Best Actress in a Musical - “Muchos gracias!” shouted Piaf's Elena Roger to roars of approval before thanking “everybody who helped me to be in this country for three years”, not least the casting woman who first suggested her for the title role in Evita. She dedicated the award to her family in Argentina.
Best Actor in a Musical - La Cage aux Folles' Douglas Hodge remarked that “this project has been extraordinary, just about everything that could happen has happened in the time I've been doing it”. Jokingly, he credited his co-star and fellow nominee Denis Lawson: “thank god he didn't win this, I had to carry him through”. He noted that he'd now kissed both Lawson and his nephew Ewan McGregor (in Guys and Dolls) and that Lawson is a good kisser. He recalled how his father, who thought he wouldn't be able to bear a show set in a drag club, had come to love La Cage aux Folles and, fighting back tears, Hodge thought “he would have loved this if he'd been here to see it”. The actor's father just passed away on Thursday.
Best Entertainment - La Clique co-founder Brett Haylock brought several of his surprised company members with him to the stage. “Oh my god, we do not belong here!” he exclaimed. “Who ever could have imagined a show involving a woman pulling a red handkerchief out of her vagina could win an Olivier?” He declared that “this tiny dysfunctional circus full of heart-warming misfits has been validated by our peers” with this award ... “it's very significant for us”. He also made another plea to save La Clique's home at the London Hippodrome: “London does not need another casino”.

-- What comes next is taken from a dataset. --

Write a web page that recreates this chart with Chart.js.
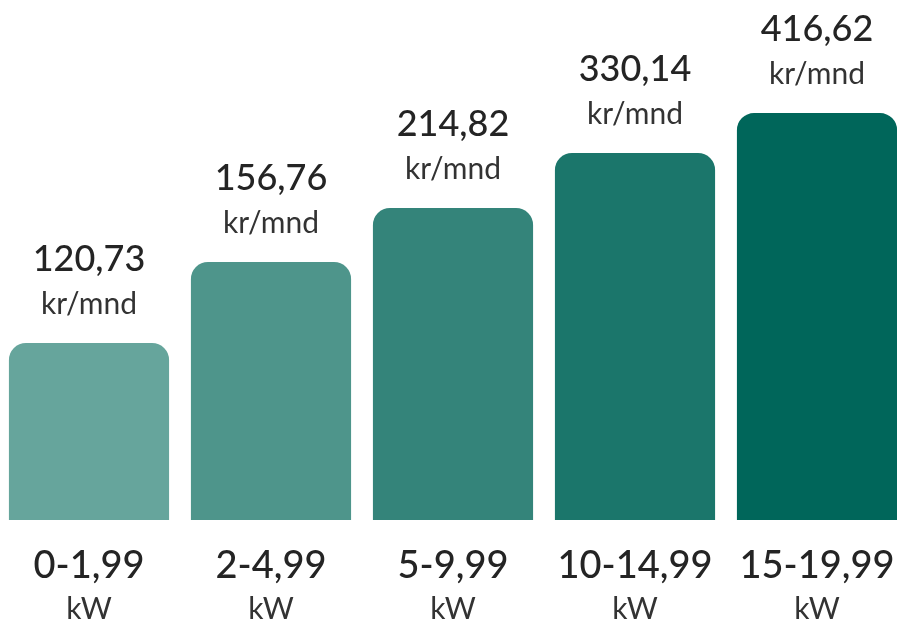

Best Revival - Director Terry Johnson, Menier Chocolate Factory artistic director David Babani and West End producer Sonia Friedman collected the award for La Cage aux Folles. Johnson said that he couldn't resume the list of people to thank that Douglas Hodge had started earlier as “I swear I wouldn't stop ... there's something about this show that makes you contribute with generosity”. Babani noted that the Chocolate Factory, where the show originated, celebrated its fifth birthday last week. He thanked all who'd worked on the venue's productions over the years and particularly his colleagues Lucy McNally and Tom Siracusa.
Best New Play - Black Watch author Gregory Burke said he was happy to see his show colleagues triumphing on the night since they're “proper theatre people, eh?” He thanked “all the people that Gareth thanked and all the people that Steven thanked” and “all the cast who been in it for the past two to three years ... the upper East Side of New York will never recover”.

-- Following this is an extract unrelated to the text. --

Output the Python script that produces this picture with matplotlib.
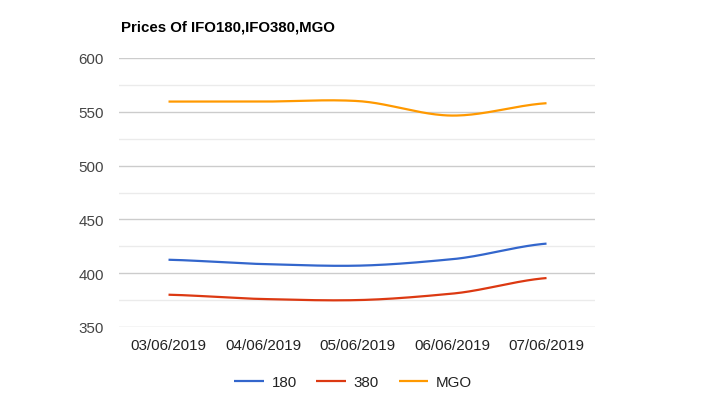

Best Director - Black Watch's John Tiffany worried, “Is my shirt tucked in? My mum would kill me.” He went on to marvel “what an amazing night for Black Watch and to credit National Theatre of Scotland artistic director Vicky Featherstone, “my god, what a brilliant job that woman is doing”. He accepted the award on behalf of all of the people behind the scenes in Scotland, including the finance department who makes sure “everyone has Canadian dollars” when on international tour. He said he was very proud that this was a NTS production. Tiffany also remembered how Steven Hoggett and he, who were childhood friends, bunked off to school and came to London together to see a gig when they were 15 and “now we're on stage winning Oliviers!”
Best New Musical - The Four Seasons Bob Gaudio commented that “watching your life flash before you on a West End stage 47 years later (after the band's first London performance at the Hammersmith Arena) is just surreal beyond belief. I can't think of anything else to top it off”.

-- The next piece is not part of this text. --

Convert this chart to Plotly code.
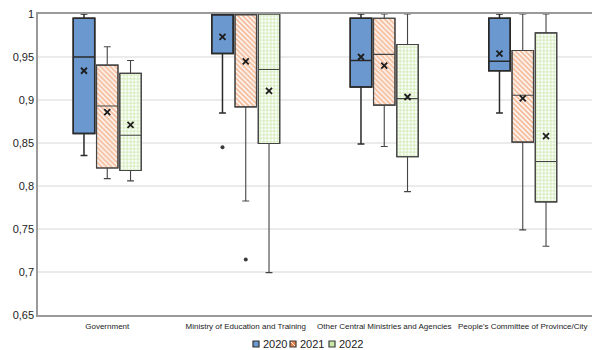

Special Award - Alan Ayckbourn, who was recognised for his lifetime achievement in theatre, said he wanted “to thank everyone in my life ... that's 72 plays and a lot of revivals”. Happily, he didn't list them all! He said he always thinks of a play “as being the touch paper on a firework or rocket – my play ignites a whole load of other talents”. If it's done properly, you get “a rocket to the moon that lights up the night sky”.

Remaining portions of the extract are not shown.